THE EXERCISE: Below is a block of records. Copy every line in it that contains the word "seaborn".

Rows from a dataset of charts and code
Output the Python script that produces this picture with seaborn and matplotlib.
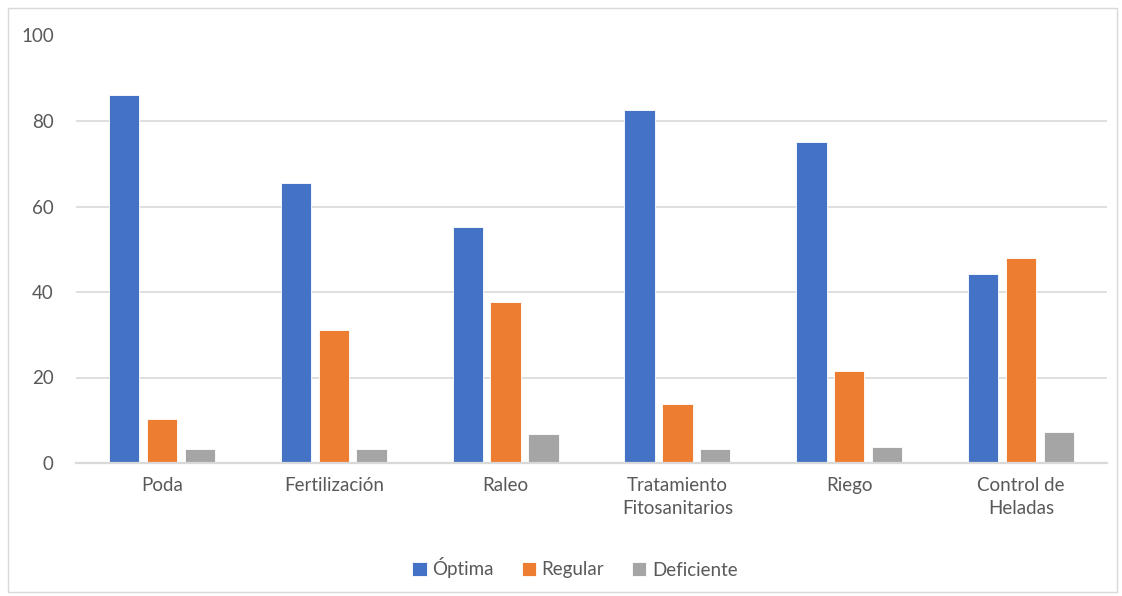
import matplotlib
matplotlib.use("Agg")
import matplotlib.pyplot as plt
import seaborn as sns
import pandas as pd
from matplotlib.patches import Rectangle

categories = ["Poda", "Fertilización", "Raleo", "Tratamiento\nFitosanitarios",
              "Riego", "Control de\nHeladas"]
series = ["Óptima", "Regular", "Deficiente"]
optima = [86.0, 65.5, 55.1, 82.5, 75.0, 44.2]
regular = [10.3, 31.1, 37.6, 13.7, 21.5, 48.0]
deficiente = [3.3, 3.3, 6.8, 3.3, 3.8, 7.2]
yticks = [0, 20, 40, 60, 80, 100]

df = pd.DataFrame({
    "Labor": categories * 3,
    "Serie": [s for s in series for _ in categories],
    "Valor": optima + regular + deficiente,
})

sns.set_theme(style="white")
plt.rcParams["font.family"] = ["Lato", "DejaVu Sans"]

palette = {"Óptima": "#4472C4", "Regular": "#ED7D31", "Deficiente": "#A5A5A5"}
text_color = "#595959"
grid_color = "#D9D9D9"

fig = plt.figure(figsize=(11.22, 5.96), dpi=100)
ax = fig.add_axes([76 / 1122, 1 - 463 / 596, (1107 - 76) / 1122, (463 - 35.5) / 596])

sns.barplot(data=df, x="Labor", y="Valor", hue="Serie", hue_order=series,
            order=categories, palette=palette, width=0.66, gap=0.2,
            edgecolor="white", linewidth=0.6, saturation=1, ax=ax, legend=True)

ax.set_ylim(0, 100)
ax.set_xlim(-0.5, len(categories) - 0.5)
ax.set_yticks(yticks)
ax.set_yticklabels([str(t) for t in yticks], color=text_color, fontsize=13.5)
ax.tick_params(axis="y", length=0, pad=16)
ax.tick_params(axis="x", length=0, pad=10, labelcolor=text_color, labelsize=13.5)
ax.yaxis.grid(True, color=grid_color, linewidth=1.2)
ax.set_axisbelow(True)
for side in ["left", "right", "top"]:
    ax.spines[side].set_visible(False)
ax.spines["bottom"].set_color(grid_color)
ax.spines["bottom"].set_linewidth(1.6)
ax.set_xlabel("")
ax.set_ylabel("")
for lbl in ax.get_xticklabels():
    lbl.set_linespacing(1.45)

handles, labels = ax.get_legend_handles_labels()
ax.get_legend().remove()
fig.legend(handles, labels, loc="center", bbox_to_anchor=(575 / 1122, 1 - 568 / 596),
           ncol=3, frameon=False, fontsize=13.5, handlelength=0.75, handleheight=0.75,
           handletextpad=0.3, columnspacing=1.5, labelcolor=text_color)

fig.patches.append(Rectangle((8 / 1122, 4 / 596), 1 - 13 / 1122, 1 - 12 / 596,
                             transform=fig.transFigure, fill=False,
                             edgecolor=grid_color, linewidth=1.0))

fig.savefig("out.png", dpi=100, facecolor="white")
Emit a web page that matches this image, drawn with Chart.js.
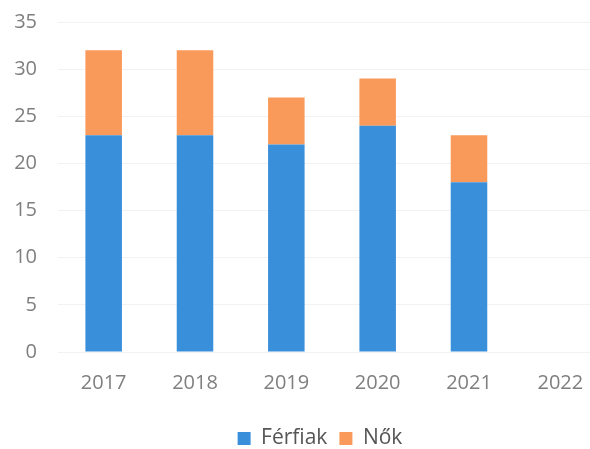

WRITTEN SOLUTION:
Output the Python script that produces this picture with seaborn and matplotlib.
import seaborn as sns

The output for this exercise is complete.